Information provided
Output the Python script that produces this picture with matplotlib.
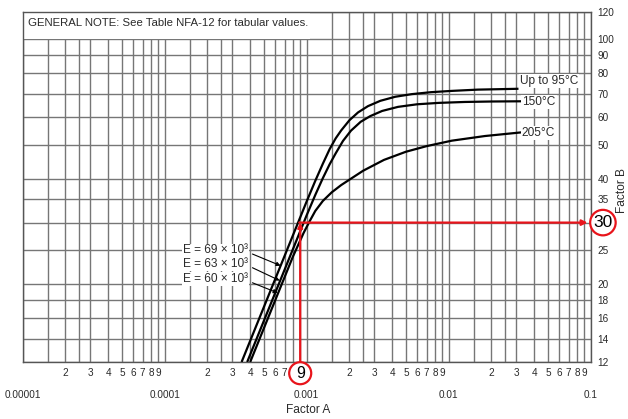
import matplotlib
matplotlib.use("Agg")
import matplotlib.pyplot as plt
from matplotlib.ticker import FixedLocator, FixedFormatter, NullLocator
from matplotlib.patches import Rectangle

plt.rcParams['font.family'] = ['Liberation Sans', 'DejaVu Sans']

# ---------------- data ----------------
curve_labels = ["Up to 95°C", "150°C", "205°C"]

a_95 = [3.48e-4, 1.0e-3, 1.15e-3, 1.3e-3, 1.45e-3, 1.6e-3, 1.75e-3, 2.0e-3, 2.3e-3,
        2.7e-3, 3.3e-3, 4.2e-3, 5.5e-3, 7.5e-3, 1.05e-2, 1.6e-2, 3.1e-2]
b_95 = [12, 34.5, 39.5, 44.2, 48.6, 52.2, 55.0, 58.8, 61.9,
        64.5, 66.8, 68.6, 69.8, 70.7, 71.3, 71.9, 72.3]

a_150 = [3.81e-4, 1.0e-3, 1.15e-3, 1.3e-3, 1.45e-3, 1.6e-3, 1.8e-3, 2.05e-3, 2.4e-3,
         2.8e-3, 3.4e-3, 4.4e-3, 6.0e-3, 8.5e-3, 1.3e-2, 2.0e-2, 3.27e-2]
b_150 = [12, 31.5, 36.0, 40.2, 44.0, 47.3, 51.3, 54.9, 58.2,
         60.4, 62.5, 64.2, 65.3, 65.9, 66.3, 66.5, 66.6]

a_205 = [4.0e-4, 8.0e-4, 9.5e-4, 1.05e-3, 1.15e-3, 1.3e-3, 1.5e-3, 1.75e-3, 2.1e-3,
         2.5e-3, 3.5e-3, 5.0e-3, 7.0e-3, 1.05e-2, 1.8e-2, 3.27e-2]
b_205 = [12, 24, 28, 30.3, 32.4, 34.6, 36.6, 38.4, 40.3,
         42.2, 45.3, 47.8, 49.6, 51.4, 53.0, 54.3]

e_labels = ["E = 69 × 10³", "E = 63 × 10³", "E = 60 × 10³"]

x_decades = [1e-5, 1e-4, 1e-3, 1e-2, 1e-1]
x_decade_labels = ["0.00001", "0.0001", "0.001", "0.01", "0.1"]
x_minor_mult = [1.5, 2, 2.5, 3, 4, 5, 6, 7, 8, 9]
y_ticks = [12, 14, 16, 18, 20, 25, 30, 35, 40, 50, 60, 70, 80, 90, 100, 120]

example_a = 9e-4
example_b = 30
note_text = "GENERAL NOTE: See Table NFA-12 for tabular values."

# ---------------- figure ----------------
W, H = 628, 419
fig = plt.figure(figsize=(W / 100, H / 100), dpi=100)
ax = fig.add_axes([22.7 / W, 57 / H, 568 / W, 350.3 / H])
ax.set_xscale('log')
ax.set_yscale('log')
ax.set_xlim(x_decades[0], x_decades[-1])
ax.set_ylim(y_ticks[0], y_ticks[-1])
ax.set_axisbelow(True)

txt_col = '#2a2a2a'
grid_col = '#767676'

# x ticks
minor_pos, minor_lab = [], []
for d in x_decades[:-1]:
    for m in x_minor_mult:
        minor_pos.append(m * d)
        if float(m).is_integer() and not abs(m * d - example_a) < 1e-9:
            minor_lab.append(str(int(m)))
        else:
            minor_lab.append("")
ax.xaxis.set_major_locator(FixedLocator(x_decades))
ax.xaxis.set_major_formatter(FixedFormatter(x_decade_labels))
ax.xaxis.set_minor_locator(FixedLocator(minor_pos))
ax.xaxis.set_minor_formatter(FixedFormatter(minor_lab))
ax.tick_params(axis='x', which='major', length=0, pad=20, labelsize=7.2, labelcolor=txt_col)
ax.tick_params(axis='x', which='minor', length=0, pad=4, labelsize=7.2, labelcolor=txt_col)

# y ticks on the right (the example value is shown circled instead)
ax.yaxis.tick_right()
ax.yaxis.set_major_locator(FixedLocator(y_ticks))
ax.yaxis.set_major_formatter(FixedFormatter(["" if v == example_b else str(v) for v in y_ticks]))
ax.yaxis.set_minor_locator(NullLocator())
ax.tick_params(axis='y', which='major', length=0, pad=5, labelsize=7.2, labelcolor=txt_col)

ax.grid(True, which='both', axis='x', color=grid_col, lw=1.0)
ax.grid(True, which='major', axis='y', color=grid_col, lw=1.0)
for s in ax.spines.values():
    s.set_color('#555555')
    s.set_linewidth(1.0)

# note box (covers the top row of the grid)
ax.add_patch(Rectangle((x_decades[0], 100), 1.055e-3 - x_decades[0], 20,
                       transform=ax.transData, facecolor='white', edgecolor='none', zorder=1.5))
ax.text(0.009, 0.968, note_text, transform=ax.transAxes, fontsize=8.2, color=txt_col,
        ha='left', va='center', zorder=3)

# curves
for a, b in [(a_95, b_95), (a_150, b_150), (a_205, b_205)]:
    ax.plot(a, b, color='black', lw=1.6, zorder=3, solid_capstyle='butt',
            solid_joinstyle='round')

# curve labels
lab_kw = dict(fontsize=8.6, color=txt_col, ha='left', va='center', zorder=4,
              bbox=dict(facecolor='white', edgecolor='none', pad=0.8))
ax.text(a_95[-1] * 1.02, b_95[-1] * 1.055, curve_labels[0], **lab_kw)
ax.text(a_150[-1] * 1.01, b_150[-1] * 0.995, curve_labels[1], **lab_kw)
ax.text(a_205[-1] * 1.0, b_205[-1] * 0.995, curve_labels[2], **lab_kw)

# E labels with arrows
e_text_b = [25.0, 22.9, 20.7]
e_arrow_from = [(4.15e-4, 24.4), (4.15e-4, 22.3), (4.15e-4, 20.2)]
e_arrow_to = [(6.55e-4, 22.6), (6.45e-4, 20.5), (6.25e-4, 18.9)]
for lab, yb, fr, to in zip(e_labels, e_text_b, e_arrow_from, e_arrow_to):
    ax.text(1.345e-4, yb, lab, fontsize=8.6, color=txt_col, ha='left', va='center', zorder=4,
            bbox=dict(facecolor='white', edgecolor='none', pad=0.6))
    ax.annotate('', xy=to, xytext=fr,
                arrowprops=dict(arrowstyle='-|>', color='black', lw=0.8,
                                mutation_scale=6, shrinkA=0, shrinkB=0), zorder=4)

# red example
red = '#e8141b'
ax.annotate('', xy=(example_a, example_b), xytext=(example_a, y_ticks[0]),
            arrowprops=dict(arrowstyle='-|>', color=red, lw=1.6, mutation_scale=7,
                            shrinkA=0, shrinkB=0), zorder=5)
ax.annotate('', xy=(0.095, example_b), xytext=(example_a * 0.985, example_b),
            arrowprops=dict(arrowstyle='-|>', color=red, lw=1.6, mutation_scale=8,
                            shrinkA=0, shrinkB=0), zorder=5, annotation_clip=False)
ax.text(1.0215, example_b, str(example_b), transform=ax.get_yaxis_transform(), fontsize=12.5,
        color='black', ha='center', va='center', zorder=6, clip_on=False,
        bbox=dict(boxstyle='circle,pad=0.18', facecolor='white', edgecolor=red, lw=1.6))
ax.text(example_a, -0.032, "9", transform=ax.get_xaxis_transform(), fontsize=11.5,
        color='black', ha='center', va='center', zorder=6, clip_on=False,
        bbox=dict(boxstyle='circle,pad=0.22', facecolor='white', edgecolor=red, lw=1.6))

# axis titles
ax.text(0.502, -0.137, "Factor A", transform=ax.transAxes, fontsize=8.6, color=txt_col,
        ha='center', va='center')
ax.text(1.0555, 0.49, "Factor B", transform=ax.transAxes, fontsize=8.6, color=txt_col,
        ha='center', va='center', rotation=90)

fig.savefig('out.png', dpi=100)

Exercise aim
Starting at the first line of the material, output exactly the lines up to and including the one with "from matplotlib.patches import Rectangle". Do not include the pictures.

Expected answer
Output the Python script that produces this picture with matplotlib.
import matplotlib
matplotlib.use("Agg")
import matplotlib.pyplot as plt
from matplotlib.ticker import FixedLocator, FixedFormatter, NullLocator
from matplotlib.patches import Rectangle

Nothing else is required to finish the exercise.